Reality: These claims are unsupported by Qur’anic text or classical jurisprudence. Voluntary manumission and encouragement for virtue (24:33, 90:13) are misrepresented as abolition.


5. “True Islam” vs. Modern Islam

  • True Islam (historical): Qur’an-based early Islam codified by the first jurists.

  • Modern Islam: Reinterpreted, morally revised version claiming abolition and moral progress.

Logical consequence:

  • Modern Islam ≠ historical Islam.

  • Therefore, modern Islam is not the “true Islam” in a historical sense.


6. Islam and Truth

6.1 Historical Existence vs. Truth Claims

  • Islam exists historically: Muhammad, the Qur’an, early law, and social practices are verifiable.
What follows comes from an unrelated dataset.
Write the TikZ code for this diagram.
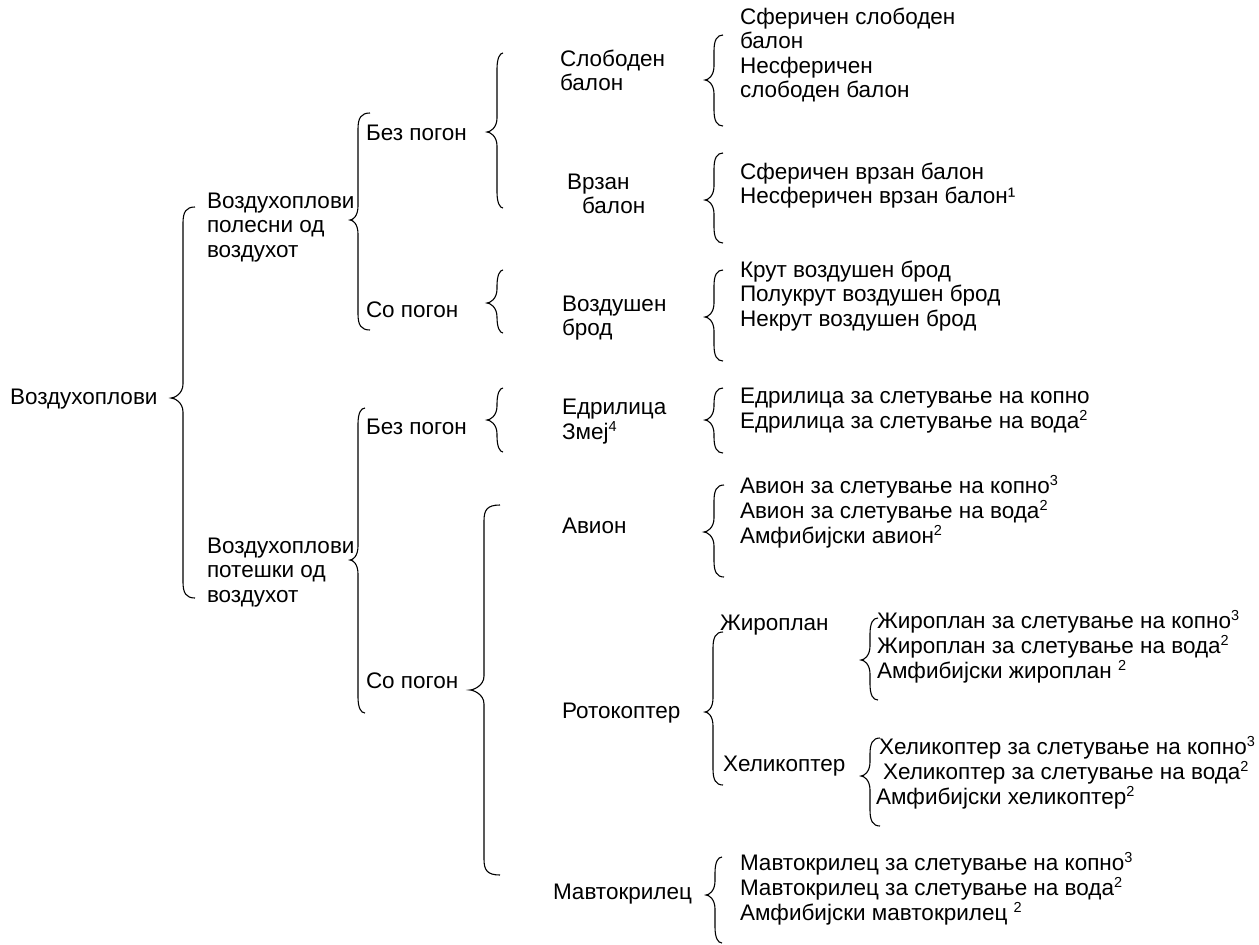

  • Islam’s theological claims (divine revelation, prophetic infallibility, moral perfection) are unverified.

6.2 Status of Truth

Until independent evidence confirms its supernatural claims:

  • Islam is not true in the factual or divine sense.

  • Islam is not false either; it remains unproven.

Its only verifiable truth is its existence and historical development as a human socio-political and religious system.


7. Implications

  1. Claims that Islam abolished slavery are revisionist and historically inaccurate.

  2. Islam historically codified slavery and allowed sexual access to captives.

  3. Modern Islam diverges from historical practice, making it historically inauthentic.

  4. Both original and modern Islam are theologically unproven, with only the original form historically verifiable.


Conclusion

Islam’s verifiable truth lies solely in its existence and historical development. Its legal and moral systems—including slavery—were codified in the Qur’an and early juristic consensus. Modern reinterpretations, while morally appealing, do not reflect the original texts and cannot claim to represent “true Islam.”

Beyond this historical fact, Islam’s theological claims remain unverified. Therefore, Islam is true only as a historical reality; in terms of divine truth, morality, or factual claims, it is unproven. Any further assertions about Islam’s truth require evidence that has not yet been produced.